Minnesota universities scrambling after ICE issues new rule impacting international students
MINNEAPOLIS (FOX 9) - A new rule issued by U.S. Immigration and Custom Enforcement has the potential of sending many internatonal college students back home. On the University of St. Thomas campus, the faculty is already worried.
“This is disproportionately punitive to international students,” said Tim Lewis, the University of St. Thomas Associate Vice Provost.
The new rule announced by ICE says, “[S]tudents attending schools operating entirely online may not take a full online course load and remain in the United States.”
St. Thomas is offering a hybrid mix of in-person and online classes this fall, but the rule change affects every international student if UST suddenly has to change course.
“Say this fall the governor puts out an order that says we can’t hold classes, then we go online and under this rule every single international student would be affected and as we understand the rule, they would need to return to their home country,” said Lewis.
St. Thomas is working with all of its international students to move them in to in-person classes to protect them from this new ICE rule.
The University of Minnesota is also planning on a hybrid of online and in-person learning. In an online letter sent late Tuesday afternoon to students and faculty, U of M President Joan Gabel says the U will also work to shift international students into in-person classes to protect their visa status. The university stands with the international students, wrote Gabel.
“International students should not be penalized for the public health measures that the Federal Government, via the Centers for Disease Control and Prevention, and our own Minnesota Department of Health are suggesting as virus control measures,” wrote Gabel.
Macalester College has similar worries. It has 220 returning international students. A Macalester spokesman says their “hybrid model will allow all returning students to be accommodated.”
The new rule will put all colleges and universities under extreme pressure.

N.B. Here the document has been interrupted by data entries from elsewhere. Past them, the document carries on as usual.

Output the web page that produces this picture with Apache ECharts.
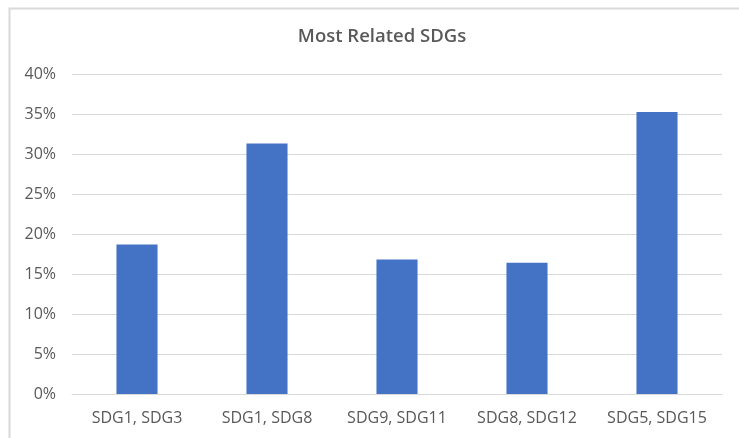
<!DOCTYPE html>
<html>
<head>
<meta charset="utf-8">
<script src="https://cdn.jsdelivr.net/npm/echarts@6/dist/echarts.min.js"></script>
<style>
  html, body { margin: 0; padding: 0; background: #fff; }
  #chart { width: 739px; height: 438px; }
</style>
</head>
<body>
<div id="chart"></div>
<script>
// Pairs of SDGs and the share of items related to each pair
const categories = ['SDG1, SDG3', 'SDG1, SDG8', 'SDG9, SDG11', 'SDG8, SDG12', 'SDG5, SDG15'];
const shares = [0.187, 0.313, 0.168, 0.164, 0.3525];
const titleText = 'Most Related SDGs';

const FONT = '"Open Sans", "Liberation Sans", sans-serif';
const chart = echarts.init(document.getElementById('chart'), null, { renderer: 'canvas' });

chart.setOption({
  animation: false,
  backgroundColor: '#ffffff',
  title: {
    text: titleText,
    left: 377,
    textAlign: 'center',
    top: 22,
    textStyle: { fontFamily: FONT, fontSize: 18.5, fontWeight: 600, color: '#595959' }
  },
  graphic: [{
    type: 'rect',
    shape: { x: 9.5, y: 8.5, width: 800, height: 500 },
    style: { fill: 'none', stroke: '#d9d9d9', lineWidth: 2 },
    silent: true
  }],
  grid: { left: 72, right: 17, top: 74, bottom: 44 },
  xAxis: {
    type: 'category',
    data: categories,
    axisTick: { show: false },
    axisLine: { lineStyle: { color: '#d9d9d9', width: 1 } },
    axisLabel: { fontFamily: FONT, fontSize: 16, color: '#595959', margin: 16 }
  },
  yAxis: {
    type: 'value',
    min: 0,
    max: 0.4,
    interval: 0.05,
    axisLine: { show: false },
    axisTick: { show: false },
    splitLine: { lineStyle: { color: '#d9d9d9', width: 1 } },
    axisLabel: {
      fontFamily: FONT, fontSize: 16, color: '#595959', margin: 16,
      formatter: v => Math.round(v * 100) + '%'
    }
  },
  series: [{
    type: 'bar',
    data: shares,
    barWidth: '31.6%',
    itemStyle: { color: '#4472c4' }
  }]
});
</script>
</body>
</html>
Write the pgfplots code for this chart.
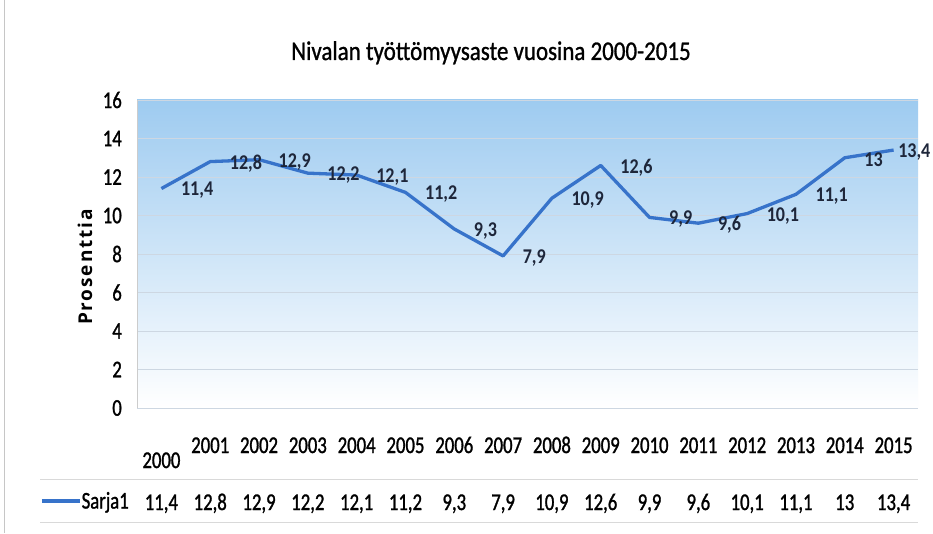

“This is going to drive institutions to do more in-person than they had originally planned,” said Lewis. “One of the challenges is also does is it that institutions face pressure not to go online if COVID become serious because it means all of our international students would have to go home.”
The head of the American Council on Education says, “At a time when institutions are doing everything they can to reopen our country, we need flexibility, not a step in the wrong direction.”
As Lewis points out, these are students who are needed in a global economy.
“Our students whether they go work for 3M or whether they go work for EcoLabs, any of our big companies here, they’re going to have international components,” said Lewis. “And they need international experience and they need international students.”